Pets that visit nursing homes or live there with a resident can be a benefit to all, but administrators also need to consider possible risks like injuries and illness and develop policies to avoid them, researchers say.
In a survey of nursing homes in Ohio, nearly all the facilities allowed pets of all kinds to visit, but they rarely had policies or protocols to protect the residents as well as the animals, the study team reports in Journal of Gerontological Nursing.
“Pets are an incredibly important part of people’s lives, and when people move into nursing homes, they may want to have that companionship still,” said lead author Dr. Jason Stull, an assistant professor of veterinary medicine at The Ohio State University in Columbus.
“When pets visit, it can relieve stress and anxiety and promote activities such as walking and caring for animals,” Stull said in a telephone interview. “The hard part, though, is understanding the health risks that also come with animals.”

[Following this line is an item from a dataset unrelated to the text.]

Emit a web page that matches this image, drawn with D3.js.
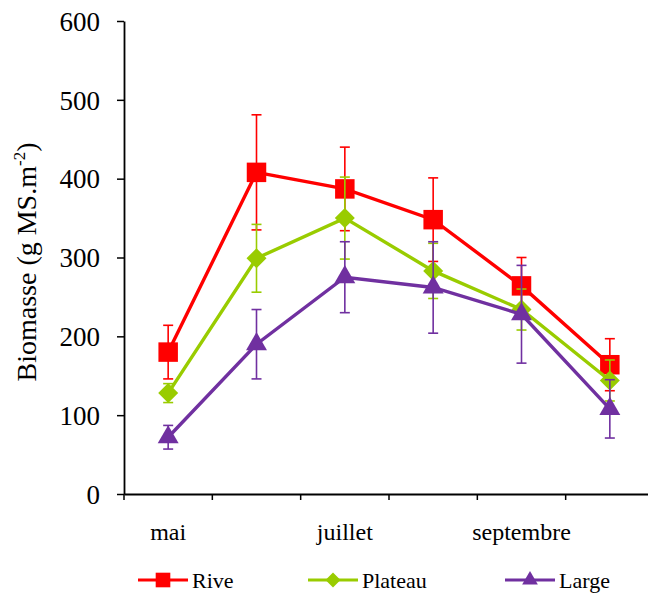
<!DOCTYPE html>
<html>
<head>
<meta charset="utf-8">
<script src="https://cdn.jsdelivr.net/npm/d3@7/dist/d3.min.js"></script>
</head>
<body>
<script>
// Sampling dates (only some carry a label)
const dates = ["d1", "d2", "d3", "d4", "d5", "d6"];
const dateLabels = ["mai", "", "juillet", "", "septembre", ""];

// Mean biomass (g MS.m-2) per site and its error
const riveValues    = [180, 408, 387, 348, 264, 164];
const riveErrors    = [34, 73, 53, 53, 36, 33];
const plateauValues = [128, 299, 350, 283, 234, 144];
const plateauErrors = [12, 43, 52, 35, 26, 26];
const largeValues   = [72, 190, 275, 262, 228, 108];
const largeErrors   = [15, 44, 45, 58, 62, 37];

const seriesNames  = ["Rive", "Plateau", "Large"];
const seriesColors = ["#ff0000", "#99cc00", "#7030a0"];
const seriesShapes = ["square", "diamond", "triangle"];
const yTicks = [0, 100, 200, 300, 400, 500, 600];

const FONT = "Times New Roman";
const W = 648, H = 595;
d3.select("body").style("margin", "0px");
const svg = d3.select("body").append("svg")
  .attr("width", W).attr("height", H)
  .attr("font-family", FONT)
  .style("display", "block");

// every label gets the serif face both as attribute and as inline style
function serif(sel, size) {
  return sel.attr("font-family", FONT).attr("font-size", size)
    .style("font-family", "'Times New Roman', 'Liberation Serif', serif")
    .style("font-size", size + "px");
}

const x = d3.scaleBand().domain(dates).range([124, 654]);
const y = d3.scaleLinear().domain([0, 600]).range([494, 21]);

const series = seriesNames.map((name, i) => ({
  name,
  color: seriesColors[i],
  shape: seriesShapes[i],
  values: [riveValues, plateauValues, largeValues][i],
  errors: [riveErrors, plateauErrors, largeErrors][i]
}));

// Axes
const yAxis = svg.append("g")
  .attr("transform", `translate(${x.range()[0]},0)`)
  .call(d3.axisLeft(y).tickValues(yTicks).tickSize(7).tickPadding(17).tickSizeOuter(0));
yAxis.attr("font-family", FONT).attr("font-size", null);
yAxis.select(".domain").attr("stroke", "#000").attr("stroke-width", 1.8);
yAxis.selectAll(".tick line").attr("stroke", "#000").attr("stroke-width", 1.5);
serif(yAxis.selectAll(".tick text"), 27).attr("dy", "0.34em").attr("fill", "#000");

const xAxis = svg.append("g")
  .attr("transform", `translate(0,${y(0)})`)
  .call(d3.axisBottom(x).tickSize(0).tickFormat((d, i) => dateLabels[i]).tickPadding(29));
xAxis.attr("font-family", FONT).attr("font-size", null);
xAxis.select(".domain").attr("stroke", "#000").attr("stroke-width", 1.8);
serif(xAxis.selectAll(".tick text"), 24).attr("fill", "#000");

// Ticks at category boundaries
const bounds = dates.map(d => x(d)).concat([x.range()[1]]);
svg.append("g").selectAll("line").data(bounds).join("line")
  .attr("x1", d => d).attr("x2", d => d)
  .attr("y1", y(0)).attr("y2", y(0) + 6)
  .attr("stroke", "#000").attr("stroke-width", 1.5);

// Y axis title
const title = serif(svg.append("text"), 28)
  .attr("transform", `translate(36,262) rotate(-90)`)
  .attr("text-anchor", "middle")
  .attr("fill", "#000");
title.append("tspan").text("Biomasse (g MS.m");
serif(title.append("tspan"), 17).attr("dy", -11).text("-2");
serif(title.append("tspan"), 28).attr("dy", 11).text(")");

const cx = d => x(d) + x.bandwidth() / 2;

function symbolPath(shape, k) {
  if (shape === "square") return d3.symbol(d3.symbolSquare, 380 * k * k)();
  if (shape === "diamond") { const r = 10 * k; return `M0,${-r}L${r},0L0,${r}L${-r},0Z`; }
  return d3.symbol(d3.symbolTriangle, 190 * k * k)();
}

const line = d3.line().x((v, i) => cx(dates[i])).y(v => y(v));

series.forEach(s => {
  const g = svg.append("g");
  // error bars
  const eb = g.append("g").attr("stroke", s.color).attr("stroke-width", 1.6);
  s.values.forEach((v, i) => {
    const xc = cx(dates[i]);
    const hi = y(v + s.errors[i]), lo = y(v - s.errors[i]);
    eb.append("line").attr("x1", xc).attr("x2", xc).attr("y1", hi).attr("y2", lo);
    eb.append("line").attr("x1", xc - 5).attr("x2", xc + 5).attr("y1", hi).attr("y2", hi);
    eb.append("line").attr("x1", xc - 5).attr("x2", xc + 5).attr("y1", lo).attr("y2", lo);
  });
  g.append("path").datum(s.values)
    .attr("d", line).attr("fill", "none")
    .attr("stroke", s.color).attr("stroke-width", 3.4);
  g.selectAll(".pt").data(s.values).join("path")
    .attr("class", "pt")
    .attr("transform", (v, i) => `translate(${cx(dates[i])},${y(v)})`)
    .attr("d", symbolPath(s.shape, 1))
    .attr("fill", s.color);
});

// Legend
const legendX = [138, 308, 505];
const legendY = 580;
series.forEach((s, i) => {
  const lg = svg.append("g").attr("transform", `translate(${legendX[i]},${legendY})`);
  lg.append("line").attr("x1", 0).attr("x2", 50).attr("y1", 0).attr("y2", 0)
    .attr("stroke", s.color).attr("stroke-width", 3.2);
  lg.append("path").attr("transform", "translate(25,0)")
    .attr("d", symbolPath(s.shape, 0.75))
    .attr("fill", s.color);
  serif(lg.append("text"), 22).attr("x", 54).attr("y", 8)
    .attr("fill", "#000").text(s.name);
});
</script>
</body>
</html>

The researchers surveyed 95 administrators from nursing homes across Ohio to understand which types of nursing homes allowed pets, the extent of animal visitation, whether any pets were owned by the staff or the facility itself, and whether there were policies in place to address risks.
They found that 99 per cent of the responding nursing homes permitted visiting or resident animals, including dogs, cats, birds, fish, reptiles and amphibians, miniature horses, rodents such as hamsters and rats and farm animals such as goats and pigs.
Of facilities that had animals on the premises within the past 12 months, nearly all said animals had visited a specific resident, 71 per cent had socialization programs involving animals and 59 per cent had physical therapy programs involving animals.
Nursing home administrators noted the physical, social and emotional benefits that patients experienced, mentioning that residents seemed happier and calmer with staff after spending time with animals.
Although 93 per cent of facilities reported having an animal policy, most of these policies had gaps regarding the health and safety concerns such as infections or diseases that pets may carry. Most policies designated caregivers for the animals and had vaccination requirements. Most policies also excluded animals that recently had diarrhea, vomited or appeared sick.
Less than half of the nursing homes had policies regarding hand hygiene, procedures for injuries such as animal bites or staff training around pets. One facility reported a cat had been mistreated during a visit, yet no facilities reported an infection linked to animal visits.
“It seemed like many facilities didn’t discuss whether some animals were the best fit to meet the needs of the residents,” Stull said. “That’s a missed opportunity for education about disease risks and health concerns.”
Some species, particularly amphibians or reptiles, may carry and shed bacteria such as salmonella, which could cause infections in those who don’t have strong immune systems.
“Many facilities were proud of the way they included animals, such as having turtle races on the floor,” Stull said. “That’s a great way to engage residents, but the disease risk could be higher.”
Stull and colleagues created a brochure (bit.ly/2qpHLrH) to help facilities keep residents safe while enjoying pets.
Future studies should also analyze the ways that certain categories of animals - such as service animals, therapy animals and emotional support animals - can best help nursing home residents. Each role may require a different set of regulations, said Dr. Deborah Linder of the Cummings School of Veterinary Medicine at Tufts University in Boston, who wasn’t involved in the study.
“Human-animal interaction can be such a positive experience, but it has to be done carefully so it does not turn negative,” Linder said in an email. “There are organizations that do an excellent job encouraging animal handlers to consider ‘both ends of the leash,’ such that everyone can have a safe and enjoyable interaction.”
With patients who are cognitively or physically impaired, in particular, staff may need to take extra precautions in ensuring animal interactions are safe. In some assisted living facilities, for instance, stuffed animals and robotic pets may be healthier, safer and provide the same emotional benefits, said Dr. Evan Cherniack, director of geriatrics at the Veterans Affairs Medical Center in Miami, who wasn’t involved in the study.
“These patients may not be capable of interacting with a real animal,” Cherniack said in a telephone interview. “But these options may give them the same benefits without the risks.”